The state, in the person of prime minister Boyko Borisov and economy minister Emil Karanikolov, may have declared the end of privatization but Bulgaria’s largest municipality is about to sell its most significant asset that is subject to privatization. That concerns the sale of Sofia municipality’s 67.64-percent stake in Municipal Bank.
The privatization of Municipal Bank will follow the model used by GERB and Borisov’s first government to sell Bulgartabac Holding. And not only it.
Several essential similarities:
Only one candidate
Unclear candidate’s owner
Withdrawal of all strategic investors
The story
At the end of last week the Sofia Municipal Privatization and Investment Agency (SMPIA) announced that only one candidate, Lichtenstein-registered Novito Opportunities, had submitted an offer for the privatization of Municipal Bank. So even though the privatization procedure envisages an auction, there will not be an auction because the buyer will most probably win with a bid a little higher than the 46 million leva minimum price required.
The candidate is 100% owned by another Lichtenstein-registered company, CAIAC Fund Management AG. It is a management company that provides services to private investors. That means that Novito Opportunities may be just a letterbox entity organized by CAIAC Fund Management AG on behalf of a client.
Let’s say it another way. The bank that services the largest municipality in Bulgaria and all its trade companies will go into entirely unknown hands.
Candidates for the bank were required to be strategic or financial investors whose end owner was not registered in an offshore zone and who did not have outstanding public debts. Since Lichtenstein is not on the EU list of offshore zones, it is an excellent harbour for such investments.
The Capital reminds that in early 2016 Lichtenstein dropped out of the finance ministry’s list of countries/territories with preferential taxation treatment according to the Corporate Income Taxation Act. Until then it was on the list.
A few days before the SMPIA announced there was only one eligible candidate, the agency’s CEO Vladimir Danailov said, cited by Mediapool, that three companies had shown interests in the municipal stake in the bank in the course of the procedure: two foreign and one Bulgarian. Two of them however decided not to buy information memorandums, so they did not have the right to submit offers.
The background
All that recalls the privatization procedure of Bulagrtabac Holding.

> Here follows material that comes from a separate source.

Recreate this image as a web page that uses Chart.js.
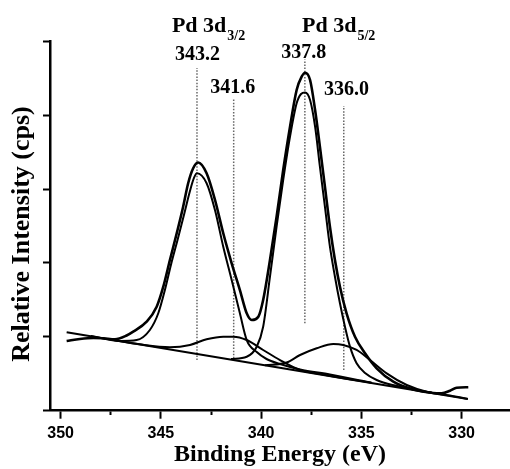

There too all candidates were delicately excluded with the exception of one candidate, BT Invest. The buyer was generously presented as Russia’s VTB bank. Only three years after the privatization however the ownership sunk into several Lichtenstein-registered companies, which in turn were owned by offshore companies registered in the British Virgin Islands.
Leaked email correspondence between Alexander Angelov, the lawyer of Movement for Rights and Freedoms (MRF) MP Delyan Peevski, and KTB majority owner Tsvetan Vasilev, who also had a financial engagement to make a secondary buy-back of Bulgartabac, reveals grave political corruption and data about money laundering, large-scale tax crimes etc.
Bulgaria’s prosecution, however, firmly refuses to investigate Bulgartabac’s acquisition by companies with unknown ownership.
By the way, the one-horse race is a common practice in GERB’s privatization: the sale of Promishleno Stroitelstvo Holding, Technoexportstroy, the assets of IPK Rodina etc. All deals closed during Boyko Borisov’s fist government finished with one candidate paying an insignificant premium above the minimum price. All those assets in the end turned out to be under the control of MRF MP Delyan Peevski.
The procedure behind all those deals gives good reason to suspect grave corruption practices. So far however the Bulgarian prosecution has not examined any of the deals of GERB and Borisov.